Temporal and Spatial Characteristics of CO2 Flux in Plateau Urban Wetlands and Their Influencing Factors Based on Eddy Covariance Technique

• Published in: Water (Basel) Vol. 13; no. 9; p. 1176
• Main Authors: Wu, Yi, Mao, Xufeng, Zhang, Zhifa, Tang, Wenjia, Cao, Guangchao, Zhou, Huakun, Ma, Jianhai, Yin, Xinan
• Format: Journal Article
• Language: English
• Published: Basel MDPI AG 01.05.2021
• Subjects: Aquatic ecosystems; Artificial wetlands; Carbon; Carbon cycle; Carbon dioxide; Carbon sinks; Climate change; CO2 flux; Covariance; Ecosystems; eddy covariance technique; Emissions; Environmental factors; Fluctuations; Flux; Greenhouse gases; Hyperbolas; plateau; Quality control; Regression analysis; Software; Urban areas; urban wetland; Vegetation; Velocity; Vortices; Wetlands; Tibet; China
• ISSN: 2073-4441; 2073-4441
• DOI: 10.3390/w13091176

Urban wetlands, an important part of the urban ecosystem, play an important role in regional carbon cycles and the carbon balance.
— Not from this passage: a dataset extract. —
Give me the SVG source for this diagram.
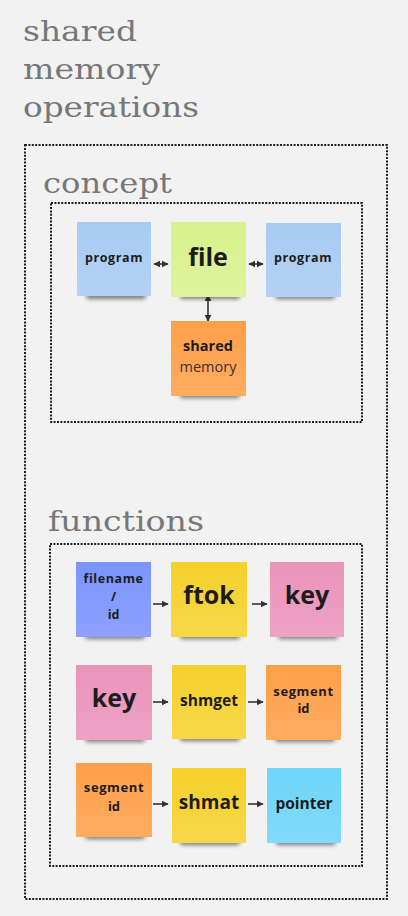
<svg xmlns="http://www.w3.org/2000/svg" width="408" height="916" viewBox="0 0 408 916">
<style>
.title{font-family:"DejaVu Serif","Liberation Serif",serif;font-size:27px;fill:#777;}
.frame{fill:none;stroke:#1e1e1e;stroke-width:2;stroke-dasharray:2 1.4;}
.t{font-family:"Open Sans","Noto Sans",sans-serif;font-weight:700;fill:#1c1c1c;text-anchor:middle;}
.r{font-family:"Open Sans","Noto Sans",sans-serif;font-weight:400;fill:#3a3030;text-anchor:middle;}
.conn{stroke:#333;stroke-width:1.6;fill:none;}
.sh{fill:#000;opacity:0.5;filter:url(#blur);}
.gl{fill:url(#gloss);}
</style>
<defs>
<filter id="blur" x="-20%" y="-100%" width="140%" height="300%"><feGaussianBlur stdDeviation="2"/></filter>
<linearGradient id="gloss" x1="0" y1="0" x2="0" y2="1">
<stop offset="0" stop-color="#fff" stop-opacity="0"/>
<stop offset="1" stop-color="#fff" stop-opacity="0.14"/>
</linearGradient>
<marker id="ah" viewBox="0 0 10 10" refX="9" refY="5" markerWidth="4.5" markerHeight="4.5" orient="auto-start-reverse" markerUnits="strokeWidth">
<path d="M0,0 L10,5 L0,10 Z" fill="#333"/>
</marker>
</defs>
<rect width="408" height="916" fill="#f2f2f2"/>

<g id="title">
<text class="title" x="23" y="41" textLength="114" lengthAdjust="spacingAndGlyphs">shared</text>
<text class="title" x="23" y="79" textLength="137" lengthAdjust="spacingAndGlyphs">memory</text>
<text class="title" x="23" y="117" textLength="176" lengthAdjust="spacingAndGlyphs">operations</text>
</g>

<rect class="frame" x="25" y="145" width="362" height="754"/>
<text class="title" x="43" y="193" textLength="129" lengthAdjust="spacingAndGlyphs" style="font-size:28px">concept</text>
<rect class="frame" x="51" y="203" width="311" height="219"/>
<text class="title" x="48" y="531" textLength="156" lengthAdjust="spacingAndGlyphs" style="font-size:28px">functions</text>
<rect class="frame" x="50" y="544" width="312" height="322"/>

<g id="connectors">
<line class="conn" x1="154" y1="264" x2="168" y2="264" marker-start="url(#ah)" marker-end="url(#ah)"/>
<line class="conn" x1="249" y1="264" x2="263" y2="264" marker-start="url(#ah)" marker-end="url(#ah)"/>
<line class="conn" x1="208" y1="295" x2="208" y2="321" marker-start="url(#ah)" marker-end="url(#ah)"/>
<line class="conn" x1="153" y1="604" x2="168" y2="604" marker-end="url(#ah)"/>
<line class="conn" x1="252" y1="604" x2="267" y2="604" marker-end="url(#ah)"/>
<line class="conn" x1="153" y1="702" x2="168" y2="702" marker-end="url(#ah)"/>
<line class="conn" x1="248" y1="702" x2="263" y2="702" marker-end="url(#ah)"/>
<line class="conn" x1="153" y1="804" x2="168" y2="804" marker-end="url(#ah)"/>
<line class="conn" x1="248" y1="804" x2="263" y2="804" marker-end="url(#ah)"/>
</g>

<g id="program1">
<rect class="sh" x="86" y="293" width="60" height="6" rx="3"/>
<rect x="77" y="222" width="74" height="74" fill="#a8cbf2"/>
<rect class="gl" x="77" y="222" width="74" height="74"/>
<text class="t" x="114" y="262" font-size="12.5" letter-spacing="0.6">program</text>
</g>
<g id="file">
<rect class="sh" x="180" y="293" width="60" height="6" rx="3"/>
<rect x="171" y="222" width="75" height="75" fill="#d8f28c"/>
<rect class="gl" x="171" y="222" width="75" height="75"/>
<text class="t" x="208" y="266" font-size="25">file</text>
</g>
<g id="program2">
<rect class="sh" x="275" y="293" width="60" height="6" rx="3"/>
<rect x="266" y="223" width="75" height="74" fill="#a8cbf2"/>
<rect class="gl" x="266" y="223" width="75" height="74"/>
<text class="t" x="303" y="262" font-size="12.5" letter-spacing="0.6">program</text>
</g>
<g id="shared-memory">
<rect class="sh" x="180" y="392" width="60" height="6" rx="3"/>
<rect x="171" y="321" width="75" height="75" fill="#ff9f48"/>
<rect class="gl" x="171" y="321" width="75" height="75"/>
<text class="t" x="208" y="351" font-size="14.5">shared</text>
<text class="r" x="208" y="372" font-size="14.5">memory</text>
</g>

<g id="filename">
<rect class="sh" x="85" y="633" width="60" height="6" rx="3"/>
<rect x="76" y="562" width="75" height="75" fill="#7b93fd"/>
<rect class="gl" x="76" y="562" width="75" height="75"/>
<text class="t" x="113.5" y="583" font-size="12.5" letter-spacing="0.6">filename</text>
<text class="t" x="113.5" y="601" font-size="12.5">/</text>
<text class="t" x="113.5" y="619" font-size="12.5">id</text>
</g>
<g id="ftok">
<rect class="sh" x="180" y="633" width="60" height="6" rx="3"/>
<rect x="171" y="562" width="76" height="75" fill="#f5d12b"/>
<rect class="gl" x="171" y="562" width="76" height="75"/>
<text class="t" x="209" y="604" font-size="25">ftok</text>
</g>
<g id="key1">
<rect class="sh" x="278" y="633" width="60" height="6" rx="3"/>
<rect x="270" y="562" width="74" height="75" fill="#ea93bb"/>
<rect class="gl" x="270" y="562" width="74" height="75"/>
<text class="t" x="307" y="604" font-size="25">key</text>
</g>

<g id="key2">
<rect class="sh" x="85" y="736" width="60" height="6" rx="3"/>
<rect x="76" y="665" width="76" height="75" fill="#ea93bb"/>
<rect class="gl" x="76" y="665" width="76" height="75"/>
<text class="t" x="114" y="707" font-size="25">key</text>
</g>
<g id="shmget">
<rect class="sh" x="180" y="735" width="60" height="6" rx="3"/>
<rect x="172" y="665" width="74" height="74" fill="#f5d12b"/>
<rect class="gl" x="172" y="665" width="74" height="74"/>
<text class="t" x="209" y="706" font-size="15.5">shmget</text>
</g>
<g id="segment-id1">
<rect class="sh" x="275" y="736" width="60" height="6" rx="3"/>
<rect x="266" y="665" width="75" height="75" fill="#ff9f48"/>
<rect class="gl" x="266" y="665" width="75" height="75"/>
<text class="t" x="303.5" y="696" font-size="13" letter-spacing="0.6">segment</text>
<text class="t" x="303.5" y="713" font-size="13">id</text>
</g>

<g id="segment-id2">
<rect class="sh" x="85" y="833" width="60" height="6" rx="3"/>
<rect x="76" y="763" width="76" height="74" fill="#ff9f48"/>
<rect class="gl" x="76" y="763" width="76" height="74"/>
<text class="t" x="114" y="792" font-size="13" letter-spacing="0.6">segment</text>
<text class="t" x="114" y="811" font-size="13">id</text>
</g>
<g id="shmat">
<rect class="sh" x="180" y="839" width="60" height="6" rx="3"/>
<rect x="172" y="768" width="74" height="75" fill="#f5d12b"/>
<rect class="gl" x="172" y="768" width="74" height="75"/>
<text class="t" x="209" y="809" font-size="19">shmat</text>
</g>
<g id="pointer">
<rect class="sh" x="276" y="839" width="60" height="6" rx="3"/>
<rect x="267" y="768" width="74" height="75" fill="#6dd5f8"/>
<rect class="gl" x="267" y="768" width="74" height="75"/>
<text class="t" x="304" y="809" font-size="15.5">pointer</text>
</g>
</svg>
To analyze the CO2 source and sink effects of plateau urban wetlands, based on the data measured by an eddy covariance instrument, the temporal and spatial characteristics of CO2 flux and their influencing factors in the urban wetland of Xining City in the Qinghai Province of China during a warm season (July to September 2020) were studied. The results show that: (1) On the daily scale, the CO2 flux exhibited an obvious “U”-type variation, characterized by strong uptake in the daytime and weak emission at night, with an average daily flux of −0.05 mg·m−2·s−1. The CO2 uptake peak of the wetland took place at 13:00 (−0.62 mg·m−2·s−1), and the emission peak occurred at 23:30 (0.34 mg·m−2·s−1); (2) on the monthly scale, the CO2 flux of the wetland in the study period showed a net uptake each month. The flux increased month by month, and the maximum value occurred in September (−142.82 g·m−2·month−1); (3) from a spatial point of view, the river area showed a weak CO2 uptake (−0.07 ± 0.03 mg·m−2·s−1), while the artificial wetland area showed a strong CO2 uptake (−0.14 ± 0.03 mg·m−2·s−1). The former was significantly lower than the latter (p < 0.01); (4) the regression analysis results show that the CO2 flux was significantly correlated with PAR, VPD, Tsoil, and SWC (p < 0.01). The relationships between the flux and PAR, Tsoil, and SWC were rectangular hyperbola (y = 0.2304 − 2 × 10−3x/(0.9037 + 0.0022x), R2 = 0.64), exponential (y = 0.046exp(0.091x), R2 = 0.88), and quadratic (y = −0.0041x2 + 0.1784x − 1.6946, R2 = 0.83), respectively. Under the joint action of various environmental factors, the urban wetland ecosystem in plateau displayed a strong carbon sink function in warm seasons. This study can establish a data scaffold for the accurate estimation of carbon budget of this type of ecosystem.